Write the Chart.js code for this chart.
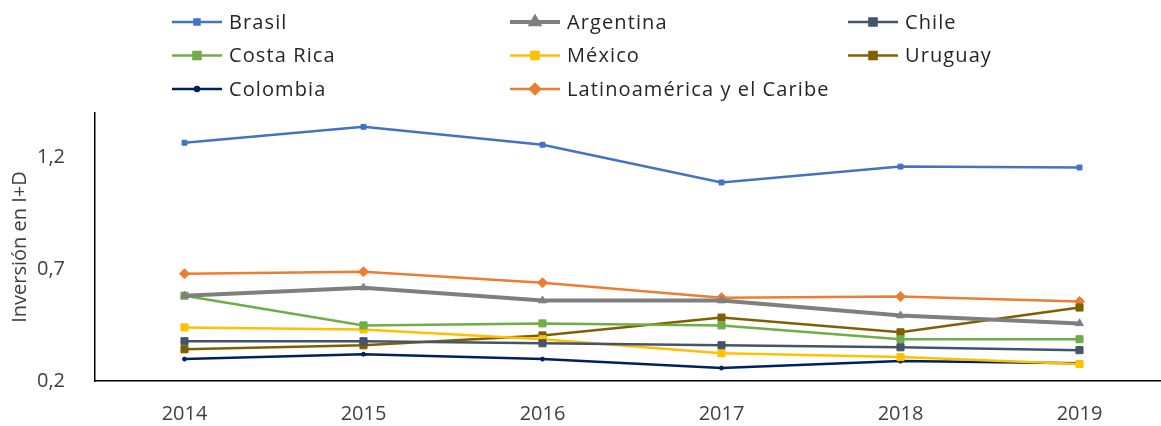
<!DOCTYPE html>
<html>
<head>
<meta charset="utf-8">
<script src="https://cdn.jsdelivr.net/npm/chart.js@4.4.1/dist/chart.umd.min.js"></script>
<style>
  body { margin: 0; background: #fff; overflow: hidden; }
  #wrap { width: 1161px; height: 426px; overflow: hidden; }
</style>
</head>
<body>
<div id="wrap"><canvas id="myChart" width="1175" height="426"></canvas></div>
<script>
const years = ["2014", "2015", "2016", "2017", "2018", "2019"];
const yTicks = [0.2, 0.7, 1.2];

const brasil = [1.267, 1.338, 1.258, 1.089, 1.16, 1.156];
const argentina = [0.582, 0.618, 0.56, 0.56, 0.493, 0.458];
const chile = [0.378, 0.378, 0.369, 0.36, 0.351, 0.338];
const costaRica = [0.582, 0.449, 0.458, 0.449, 0.387, 0.387];
const mexico = [0.44, 0.431, 0.387, 0.324, 0.307, 0.276];
const uruguay = [0.342, 0.36, 0.404, 0.484, 0.418, 0.529];
const colombia = [0.298, 0.32, 0.298, 0.258, 0.289, 0.28];
const latam = [0.68, 0.689, 0.64, 0.573, 0.578, 0.556];

const ctx = document.getElementById("myChart");

function serie(label, data, color, style, radius, width) {
  return {
    label: label,
    data: data,
    borderColor: color,
    backgroundColor: color,
    pointStyle: style,
    pointRadius: radius,
    pointHoverRadius: radius,
    borderWidth: width,
    pointBorderWidth: 1,
    tension: 0,
  };
}

// legend drawn as a 3-column grid, like the original
const gridLegend = {
  id: "gridLegend",
  afterDraw(chart) {
    const c = chart.ctx;
    c.save();
    chart.data.datasets.forEach((ds, i) => {
      const col = i % 3;
      const row = Math.floor(i / 3);
      const x = 172 + col * 338;
      const y = 22 + row * 33.5;
      c.strokeStyle = ds.borderColor;
      c.lineWidth = ds.borderWidth;
      c.beginPath();
      c.moveTo(x, y);
      c.lineTo(x + 50, y);
      c.stroke();
      c.fillStyle = ds.backgroundColor;
      Chart.helpers.drawPoint(c, {
        pointStyle: ds.pointStyle,
        radius: ds.pointRadius,
        borderWidth: 1,
        rotation: 0,
      }, x + 25, y);
      c.fillStyle = "#262626";
      c.font = "20px 'Open Sans'";
      c.letterSpacing = "1.1px";
      c.textBaseline = "middle";
      c.textAlign = "left";
      c.fillText(ds.label, x + 57, y + 1);
    });
    c.restore();
  },
};

const myChart = new Chart(ctx, {
  type: "line",
  data: {
    labels: years,
    datasets: [
      serie("Brasil", brasil, "#4472C4", "rect", 3.5, 2.5),
      serie("Argentina", argentina, "#7F7F7F", "triangle", 4.5, 4),
      serie("Chile", chile, "#44546A", "rect", 5, 2.5),
      serie("Costa Rica", costaRica, "#70AD47", "rect", 5, 2.5),
      serie("México", mexico, "#FFC000", "rect", 5, 2.5),
      serie("Uruguay", uruguay, "#7F6000", "rect", 5, 2.5),
      serie("Colombia", colombia, "#002060", "circle", 2, 2.5),
      serie("Latinoamérica y el Caribe", latam, "#ED7D31", "rectRot", 5, 2.5),
    ],
  },
  options: {
    responsive: false,
    animation: false,
    devicePixelRatio: 1,
    layout: { padding: { top: 113, right: 2, left: 0, bottom: 0 } },
    plugins: {
      legend: { display: false },
      tooltip: { enabled: false },
    },
    scales: {
      x: {
        offset: true,
        grid: { display: false },
        border: { display: true, color: "#000", width: 1.5 },
        ticks: { color: "#404040", font: { family: "Open Sans", size: 20 }, padding: 13 },
        afterFit(scale) { scale.height = 45; },
      },
      y: {
        min: 0.2,
        max: 1.4,
        grid: { display: false },
        border: { display: true, color: "#000", width: 1.5 },
        afterBuildTicks(scale) {
          scale.ticks = yTicks.map((v) => ({ value: v }));
        },
        ticks: {
          color: "#404040",
          font: { family: "Open Sans", size: 20 },
          padding: 22,
          callback: (v) => v.toFixed(1).replace(".", ","),
        },
        title: {
          display: true,
          text: "Inversión en I+D",
          color: "#404040",
          font: { family: "Open Sans", size: 20 },
          padding: { top: 8, bottom: 0 },
        },
        afterFit(scale) { scale.width = 95; },
      },
    },
  },
  plugins: [gridLegend],
});
</script>
</body>
</html>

---+---

Written instruction –
Extract every line of the data exactly; pictures stay out.

Full answer –
Write the Chart.js code for this chart.
<!DOCTYPE html>
<html>
<head>
<meta charset="utf-8">
<script src="https://cdn.jsdelivr.net/npm/chart.js@4.4.1/dist/chart.umd.min.js"></script>
<style>
  body { margin: 0; background: #fff; overflow: hidden; }
  #wrap { width: 1161px; height: 426px; overflow: hidden; }
</style>
</head>
<body>
<div id="wrap"><canvas id="myChart" width="1175" height="426"></canvas></div>
<script>
const years = ["2014", "2015", "2016", "2017", "2018", "2019"];
const yTicks = [0.2, 0.7, 1.2];

const brasil = [1.267, 1.338, 1.258, 1.089, 1.16, 1.156];
const argentina = [0.582, 0.618, 0.56, 0.56, 0.493, 0.458];
const chile = [0.378, 0.378, 0.369, 0.36, 0.351, 0.338];
const costaRica = [0.582, 0.449, 0.458, 0.449, 0.387, 0.387];
const mexico = [0.44, 0.431, 0.387, 0.324, 0.307, 0.276];
const uruguay = [0.342, 0.36, 0.404, 0.484, 0.418, 0.529];
const colombia = [0.298, 0.32, 0.298, 0.258, 0.289, 0.28];
const latam = [0.68, 0.689, 0.64, 0.573, 0.578, 0.556];

const ctx = document.getElementById("myChart");

function serie(label, data, color, style, radius, width) {
  return {
    label: label,
    data: data,
    borderColor: color,
    backgroundColor: color,
    pointStyle: style,
    pointRadius: radius,
    pointHoverRadius: radius,
    borderWidth: width,
    pointBorderWidth: 1,
    tension: 0,
  };
}

// legend drawn as a 3-column grid, like the original
const gridLegend = {
  id: "gridLegend",
  afterDraw(chart) {
    const c = chart.ctx;
    c.save();
    chart.data.datasets.forEach((ds, i) => {
      const col = i % 3;
      const row = Math.floor(i / 3);
      const x = 172 + col * 338;
      const y = 22 + row * 33.5;
      c.strokeStyle = ds.borderColor;
      c.lineWidth = ds.borderWidth;
      c.beginPath();
      c.moveTo(x, y);
      c.lineTo(x + 50, y);
      c.stroke();
      c.fillStyle = ds.backgroundColor;
      Chart.helpers.drawPoint(c, {
        pointStyle: ds.pointStyle,
        radius: ds.pointRadius,
        borderWidth: 1,
        rotation: 0,
      }, x + 25, y);
      c.fillStyle = "#262626";
      c.font = "20px 'Open Sans'";
      c.letterSpacing = "1.1px";
      c.textBaseline = "middle";
      c.textAlign = "left";
      c.fillText(ds.label, x + 57, y + 1);
    });
    c.restore();
  },
};

const myChart = new Chart(ctx, {
  type: "line",
  data: {
    labels: years,
    datasets: [
      serie("Brasil", brasil, "#4472C4", "rect", 3.5, 2.5),
      serie("Argentina", argentina, "#7F7F7F", "triangle", 4.5, 4),
      serie("Chile", chile, "#44546A", "rect", 5, 2.5),
      serie("Costa Rica", costaRica, "#70AD47", "rect", 5, 2.5),
      serie("México", mexico, "#FFC000", "rect", 5, 2.5),
      serie("Uruguay", uruguay, "#7F6000", "rect", 5, 2.5),
      serie("Colombia", colombia, "#002060", "circle", 2, 2.5),
      serie("Latinoamérica y el Caribe", latam, "#ED7D31", "rectRot", 5, 2.5),
    ],
  },
  options: {
    responsive: false,
    animation: false,
    devicePixelRatio: 1,
    layout: { padding: { top: 113, right: 2, left: 0, bottom: 0 } },
    plugins: {
      legend: { display: false },
      tooltip: { enabled: false },
    },
    scales: {
      x: {
        offset: true,
        grid: { display: false },
        border: { display: true, color: "#000", width: 1.5 },
        ticks: { color: "#404040", font: { family: "Open Sans", size: 20 }, padding: 13 },
        afterFit(scale) { scale.height = 45; },
      },
      y: {
        min: 0.2,
        max: 1.4,
        grid: { display: false },
        border: { display: true, color: "#000", width: 1.5 },
        afterBuildTicks(scale) {
          scale.ticks = yTicks.map((v) => ({ value: v }));
        },
        ticks: {
          color: "#404040",
          font: { family: "Open Sans", size: 20 },
          padding: 22,
          callback: (v) => v.toFixed(1).replace(".", ","),
        },
        title: {
          display: true,
          text: "Inversión en I+D",
          color: "#404040",
          font: { family: "Open Sans", size: 20 },
          padding: { top: 8, bottom: 0 },
        },
        afterFit(scale) { scale.width = 95; },
      },
    },
  },
  plugins: [gridLegend],
});
</script>
</body>
</html>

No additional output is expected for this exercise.